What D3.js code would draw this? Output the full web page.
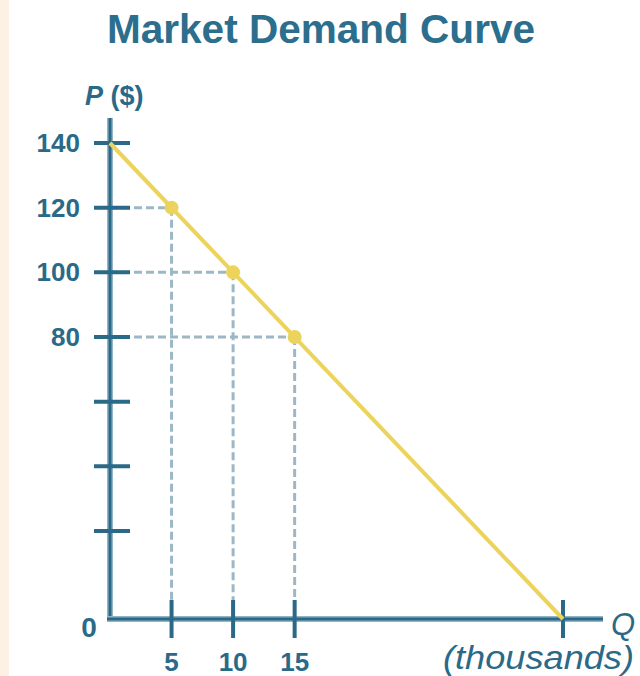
<!DOCTYPE html>
<html>
<head>
<meta charset="utf-8">
<script src="https://cdn.jsdelivr.net/npm/d3@7"></script>
<style>
  body { margin: 0; background: #fff; }
  svg { display: block; font-family: "Liberation Sans", Arial, sans-serif; }
</style>
</head>
<body>
<svg id="chart" width="640" height="676"></svg>
<script>
let svg = d3.select("#chart");

// data
const priceTicks = [140, 120, 100, 80, 60, 40, 20];
const priceLabels = ["140", "120", "100", "80", "", "", ""];
const qtyTicks = [5, 10, 15, 36.8];
const qtyLabels = ["5", "10", "15", ""];
const marketQ = [5, 10, 15];
const marketP = [120, 100, 80];
// demand line end points (Q, P)
const demandQ = [0, 36.8];
const demandP = [140, -7.2];

const axisColor = "#2a6a88";
const haloColor = "#93b4c6";
const curveColor = "#ecd35c";
const dashColor = "#9db7c7";

// scales
let x = d3.scaleLinear().domain([0, 36.8]).range([110, 563]);
let y = d3.scaleLinear().domain([-7.2, 140]).range([619, 143]);

// peach strip on the left
svg.append("rect").attr("x", 0).attr("y", 0).attr("width", 9).attr("height", 676).attr("fill", "#fdf0e4");

// title
svg.append("text")
  .attr("x", 321).attr("y", 43)
  .attr("text-anchor", "middle")
  .attr("font-size", 40).attr("font-weight", "bold")
  .attr("fill", "#2b6e8d")
  .attr("textLength", 428).attr("lengthAdjust", "spacingAndGlyphs")
  .text("Market Demand Curve");

// P ($) label
let pLabel = svg.append("text")
  .attr("x", 85).attr("y", 105)
  .attr("font-size", 27).attr("font-weight", "bold")
  .attr("fill", axisColor);
pLabel.append("tspan").attr("font-style", "italic").text("P");
pLabel.append("tspan").text(" ($)");

// dashed guides
let g = svg.append("g");
marketQ.forEach(function (q, i) {
  g.append("line")
    .attr("x1", x(0)).attr("x2", x(q))
    .attr("y1", y(marketP[i])).attr("y2", y(marketP[i]))
    .attr("stroke", dashColor).attr("stroke-width", 3)
    .attr("stroke-dasharray", "8,4");
  g.append("line")
    .attr("x1", x(q)).attr("x2", x(q))
    .attr("y1", y(marketP[i])).attr("y2", y(-7.2))
    .attr("stroke", dashColor).attr("stroke-width", 3)
    .attr("stroke-dasharray", "8,4");
});

// axes lines (halo + dark core)
function axisLine(x1, y1, x2, y2) {
  g.append("line").attr("x1", x1).attr("y1", y1).attr("x2", x2).attr("y2", y2)
    .attr("stroke", haloColor).attr("stroke-width", 6);
  g.append("line").attr("x1", x1).attr("y1", y1).attr("x2", x2).attr("y2", y2)
    .attr("stroke", axisColor).attr("stroke-width", 3);
}
axisLine(x(0), 118, x(0), y(-7.2) + 3);
axisLine(x(0) - 3, y(-7.2), 603, y(-7.2));

// y ticks and labels
priceTicks.forEach(function (p, i) {
  g.append("line")
    .attr("x1", x(0) - 16).attr("x2", x(0) + 20)
    .attr("y1", y(p)).attr("y2", y(p))
    .attr("stroke", axisColor).attr("stroke-width", 4);
  g.append("text")
    .attr("x", 80).attr("y", y(p) + 9)
    .attr("text-anchor", "end")
    .attr("font-size", 26).attr("font-weight", "bold")
    .attr("fill", axisColor)
    .text(priceLabels[i]);
});

// x ticks and labels
qtyTicks.forEach(function (q, i) {
  g.append("line")
    .attr("x1", x(q)).attr("x2", x(q))
    .attr("y1", y(-7.2) - 19).attr("y2", y(-7.2) + 19)
    .attr("stroke", axisColor).attr("stroke-width", 4);
  g.append("text")
    .attr("x", x(q)).attr("y", 671)
    .attr("text-anchor", "middle")
    .attr("font-size", 26).attr("font-weight", "bold")
    .attr("fill", axisColor)
    .text(qtyLabels[i]);
});

// origin label
svg.append("text")
  .attr("x", 89).attr("y", 637)
  .attr("text-anchor", "middle")
  .attr("font-size", 28).attr("font-weight", "bold")
  .attr("fill", axisColor)
  .text("0");

// Q label and units
svg.append("text")
  .attr("x", 611).attr("y", 635)
  .attr("font-size", 31).attr("font-style", "italic")
  .attr("fill", axisColor)
  .text("Q");
svg.append("text")
  .attr("x", 634).attr("y", 669)
  .attr("text-anchor", "end")
  .attr("font-size", 33).attr("font-style", "italic")
  .attr("fill", axisColor)
  .attr("textLength", 191).attr("lengthAdjust", "spacingAndGlyphs")
  .text("(thousands)");

// demand curve
let demand = demandQ.map((q, i) => [q, demandP[i]]);
g.append("path")
  .attr("d", d3.line().x(d => x(d[0])).y(d => y(d[1]))(demand))
  .attr("fill", "none")
  .attr("stroke", curveColor).attr("stroke-width", 4);

// market points
marketQ.forEach(function (q, i) {
  g.append("circle")
    .attr("cx", x(q)).attr("cy", y(marketP[i]))
    .attr("r", 7)
    .attr("fill", curveColor);
});
</script>
</body>
</html>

* * * *

• Task to carry out
Copy out the listing exactly as it stands, but not the pictures.

• Completed exercise
What D3.js code would draw this? Output the full web page.
<!DOCTYPE html>
<html>
<head>
<meta charset="utf-8">
<script src="https://cdn.jsdelivr.net/npm/d3@7"></script>
<style>
  body { margin: 0; background: #fff; }
  svg { display: block; font-family: "Liberation Sans", Arial, sans-serif; }
</style>
</head>
<body>
<svg id="chart" width="640" height="676"></svg>
<script>
let svg = d3.select("#chart");

// data
const priceTicks = [140, 120, 100, 80, 60, 40, 20];
const priceLabels = ["140", "120", "100", "80", "", "", ""];
const qtyTicks = [5, 10, 15, 36.8];
const qtyLabels = ["5", "10", "15", ""];
const marketQ = [5, 10, 15];
const marketP = [120, 100, 80];
// demand line end points (Q, P)
const demandQ = [0, 36.8];
const demandP = [140, -7.2];

const axisColor = "#2a6a88";
const haloColor = "#93b4c6";
const curveColor = "#ecd35c";
const dashColor = "#9db7c7";

// scales
let x = d3.scaleLinear().domain([0, 36.8]).range([110, 563]);
let y = d3.scaleLinear().domain([-7.2, 140]).range([619, 143]);

// peach strip on the left
svg.append("rect").attr("x", 0).attr("y", 0).attr("width", 9).attr("height", 676).attr("fill", "#fdf0e4");

// title
svg.append("text")
  .attr("x", 321).attr("y", 43)
  .attr("text-anchor", "middle")
  .attr("font-size", 40).attr("font-weight", "bold")
  .attr("fill", "#2b6e8d")
  .attr("textLength", 428).attr("lengthAdjust", "spacingAndGlyphs")
  .text("Market Demand Curve");

// P ($) label
let pLabel = svg.append("text")
  .attr("x", 85).attr("y", 105)
  .attr("font-size", 27).attr("font-weight", "bold")
  .attr("fill", axisColor);
pLabel.append("tspan").attr("font-style", "italic").text("P");
pLabel.append("tspan").text(" ($)");

// dashed guides
let g = svg.append("g");
marketQ.forEach(function (q, i) {
  g.append("line")
    .attr("x1", x(0)).attr("x2", x(q))
    .attr("y1", y(marketP[i])).attr("y2", y(marketP[i]))
    .attr("stroke", dashColor).attr("stroke-width", 3)
    .attr("stroke-dasharray", "8,4");
  g.append("line")
    .attr("x1", x(q)).attr("x2", x(q))
    .attr("y1", y(marketP[i])).attr("y2", y(-7.2))
    .attr("stroke", dashColor).attr("stroke-width", 3)
    .attr("stroke-dasharray", "8,4");
});

// axes lines (halo + dark core)
function axisLine(x1, y1, x2, y2) {
  g.append("line").attr("x1", x1).attr("y1", y1).attr("x2", x2).attr("y2", y2)
    .attr("stroke", haloColor).attr("stroke-width", 6);
  g.append("line").attr("x1", x1).attr("y1", y1).attr("x2", x2).attr("y2", y2)
    .attr("stroke", axisColor).attr("stroke-width", 3);
}
axisLine(x(0), 118, x(0), y(-7.2) + 3);
axisLine(x(0) - 3, y(-7.2), 603, y(-7.2));

// y ticks and labels
priceTicks.forEach(function (p, i) {
  g.append("line")
    .attr("x1", x(0) - 16).attr("x2", x(0) + 20)
    .attr("y1", y(p)).attr("y2", y(p))
    .attr("stroke", axisColor).attr("stroke-width", 4);
  g.append("text")
    .attr("x", 80).attr("y", y(p) + 9)
    .attr("text-anchor", "end")
    .attr("font-size", 26).attr("font-weight", "bold")
    .attr("fill", axisColor)
    .text(priceLabels[i]);
});

// x ticks and labels
qtyTicks.forEach(function (q, i) {
  g.append("line")
    .attr("x1", x(q)).attr("x2", x(q))
    .attr("y1", y(-7.2) - 19).attr("y2", y(-7.2) + 19)
    .attr("stroke", axisColor).attr("stroke-width", 4);
  g.append("text")
    .attr("x", x(q)).attr("y", 671)
    .attr("text-anchor", "middle")
    .attr("font-size", 26).attr("font-weight", "bold")
    .attr("fill", axisColor)
    .text(qtyLabels[i]);
});

// origin label
svg.append("text")
  .attr("x", 89).attr("y", 637)
  .attr("text-anchor", "middle")
  .attr("font-size", 28).attr("font-weight", "bold")
  .attr("fill", axisColor)
  .text("0");

// Q label and units
svg.append("text")
  .attr("x", 611).attr("y", 635)
  .attr("font-size", 31).attr("font-style", "italic")
  .attr("fill", axisColor)
  .text("Q");
svg.append("text")
  .attr("x", 634).attr("y", 669)
  .attr("text-anchor", "end")
  .attr("font-size", 33).attr("font-style", "italic")
  .attr("fill", axisColor)
  .attr("textLength", 191).attr("lengthAdjust", "spacingAndGlyphs")
  .text("(thousands)");

// demand curve
let demand = demandQ.map((q, i) => [q, demandP[i]]);
g.append("path")
  .attr("d", d3.line().x(d => x(d[0])).y(d => y(d[1]))(demand))
  .attr("fill", "none")
  .attr("stroke", curveColor).attr("stroke-width", 4);

// market points
marketQ.forEach(function (q, i) {
  g.append("circle")
    .attr("cx", x(q)).attr("cy", y(marketP[i]))
    .attr("r", 7)
    .attr("fill", curveColor);
});
</script>
</body>
</html>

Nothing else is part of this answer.